Neural-Inspired Posterior Approximation (NIPA)
Babak Shahbaba, Zahra Moslemi
TL;DR
The paper tackles the computational bottleneck of exact posterior inference in high-dimensional Bayesian models by introducing Neural-Inspired Posterior Approximation ($MB$, $MF$, $EC$), a framework that unifies model-based sampling, surrogate modeling, and episodic-memory recall. It uses an initial pool from SGHMC, a latent-space autoencoder with a DNN surrogate, and a memory-based episodic component to decide between exact, surrogate-based, and memory-driven proposals via a gating rule $d^{*}(\tilde{\theta},\mathcal{P})$ and thresholds $t_1,t_2$. The approach yields substantial speedups over BNN-HMC while maintaining or improving uncertainty quantification across regression and classification tasks, demonstrating practical scalability for Bayesian deep learning.

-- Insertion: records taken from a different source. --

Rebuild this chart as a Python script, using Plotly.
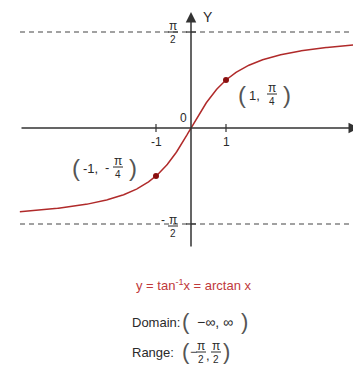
import numpy as np
import plotly.graph_objects as go

# chart data
curve_x = np.linspace(-4.89, 4.89, 400)
curve_y = np.arctan(curve_x)
point_x = [-1, 1]
point_y = [np.arctan(v) for v in point_x]
asymptotes = [np.pi / 2, -np.pi / 2]
tick_x = [-1, 1]
tick_x_labels = ["-1", "1"]

# page pixel -> data helpers (origin at 191,128 on the page)
# the html body has an 8px margin, so the figure starts at page pixel 8
OFF = 8
X0, SX = 191, 35.0
Y0, SY = 128, 61.1
W, H = 361 - OFF, 371 - OFF


def px(v):
    return (v - X0) / SX


def py(v):
    return (Y0 - v) / SY


FONT = "Liberation Sans, Arial, sans-serif"
TXT = "#2a2a2a"
RED = "#b02a2a"

fig = go.Figure()
annotations = []
shapes = []


def text(xp, yp, s, size=12, color=TXT, xanchor="center"):
    annotations.append(dict(x=px(xp), y=py(yp), text=s, showarrow=False,
                            xanchor=xanchor, yanchor="middle",
                            font=dict(family=FONT, size=size, color=color)))


def frac(xp, yp, num, den, size=12, w=10, color=TXT):
    text(xp, yp - 6, num, size, color)
    text(xp, yp + 7, den, size - 2, color)
    shapes.append(dict(type="line", x0=px(xp - w / 2), x1=px(xp + w / 2),
                       y0=py(yp), y1=py(yp), line=dict(color=color, width=1)))


# asymptotes
for a in asymptotes:
    shapes.append(dict(type="line", x0=px(20), x1=px(361), y0=a, y1=a,
                       line=dict(color="#444444", width=1.2, dash="5px,4px")))

# axes with arrowheads
annotations.append(dict(x=px(359), y=0, ax=px(20), ay=0, axref="x", ayref="y",
                        text="", showarrow=True, arrowhead=2, arrowsize=1.4,
                        arrowwidth=1.5, arrowcolor="#333333", standoff=0))
annotations.append(dict(x=0, y=py(12), ax=0, ay=py(248), axref="x", ayref="y",
                        text="", showarrow=True, arrowhead=2, arrowsize=1.4,
                        arrowwidth=1.5, arrowcolor="#333333", standoff=0))

# tick marks
for t in tick_x:
    shapes.append(dict(type="line", x0=t, x1=t, y0=py(124), y1=py(132),
                       line=dict(color="#333333", width=1.2)))
for a in asymptotes:
    shapes.append(dict(type="line", x0=px(186), x1=px(196), y0=a, y1=a,
                       line=dict(color="#333333", width=1.2)))

# curve and points
fig.add_trace(go.Scatter(x=curve_x, y=curve_y, mode="lines",
                         line=dict(color=RED, width=1.5), hoverinfo="skip"))
fig.add_trace(go.Scatter(x=point_x, y=point_y, mode="markers",
                         marker=dict(color="#8b1010", size=6)))

# axis labels
for t, lab in zip(tick_x, tick_x_labels):
    annotations.append(dict(x=t, y=py(142), text=lab, showarrow=False,
                            font=dict(family=FONT, size=12, color=TXT)))
text(183, 118, "0", 12)
text(208, 17, "Y", 14)
text(362, 114, "X", 14)
frac(173, 32, "π", "2")
text(163, 220, "-", 12)
frac(173, 226, "π", "2")

# point labels
text(242, 94, "(", 24, "#555555")
text(254, 95, "1,", 13)
frac(272, 94, "π", "4")
text(287, 94, ")", 24, "#555555")

text(76, 167, "(", 24, "#555555")
text(90, 168, "-1,", 13)
text(107, 167, "-", 13)
frac(118, 167, "π", "4")
text(133, 167, ")", 24, "#555555")

# captions
text(194, 285, "y = tan<sup>-1</sup>x = arctan x", 13, "#c0393b")
text(130, 322, "Domain:", 13, xanchor="left")
text(186, 321, "(", 22, "#555555")
text(215, 322, "−∞, ∞", 14)
text(244, 321, ")", 22, "#555555")
text(130, 352, "Range:", 13, xanchor="left")
text(186, 351, "(", 22, "#555555")
text(193, 352, "−", 12)
frac(201, 352, "π", "2")
text(208, 355, ",", 13)
frac(216, 352, "π", "2")
text(226, 351, ")", 22, "#555555")

fig.update_layout(
    width=W, height=H, autosize=False,
    margin=dict(l=0, r=0, t=0, b=0),
    paper_bgcolor="white", plot_bgcolor="white",
    showlegend=False,
    xaxis=dict(range=[px(OFF), px(OFF + W)], visible=False, fixedrange=True),
    yaxis=dict(range=[py(OFF + H), py(OFF)], visible=False, fixedrange=True),
    annotations=annotations, shapes=shapes,
)
fig.write_html("out.html")
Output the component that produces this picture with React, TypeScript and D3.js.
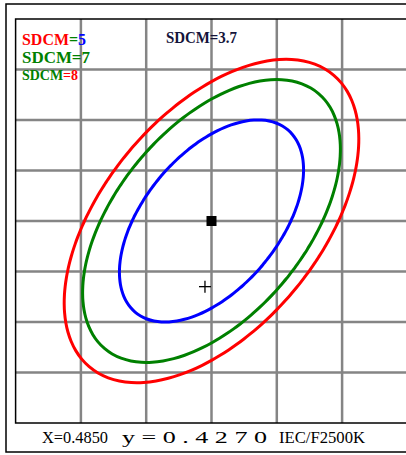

This framework offers a general template for combining MB/MF/EC modules in probabilistic inference and potentially extends to other Bayesian settings such as Gaussian processes and inverse problems.
Abstract
Humans learn efficiently from their environment by engaging multiple interacting neural systems that support distinct yet complementary forms of control, including model-based (goal-directed) planning, model-free (habitual) responding, and episodic memory-based learning. Model-based mechanisms compute prospective action values using an internal model of the environment, supporting flexible but computationally costly planning; model-free mechanisms cache value estimates and build heuristics that enable fast, efficient habitual responding; and memory-based mechanisms allow rapid adaptation from individual experience. In this work, we aim to elucidate the computational principles underlying this biological efficiency and translate them into a sampling algorithm for scalable Bayesian inference through effective exploration of the posterior distribution. More specifically, our proposed algorithm comprises three components: a model-based module that uses the target distribution for guided but computationally slow sampling; a model-free module that uses previous samples to learn patterns in the parameter space, enabling fast, reflexive sampling without directly evaluating the expensive target distribution; and an episodic-control module that supports rapid sampling by recalling specific past events (i.e., samples). We show that this approach advances Bayesian methods and facilitates their application to large-scale statistical machine learning problems. In particular, we apply our proposed framework to Bayesian deep learning, with an emphasis on proper and principled uncertainty quantification.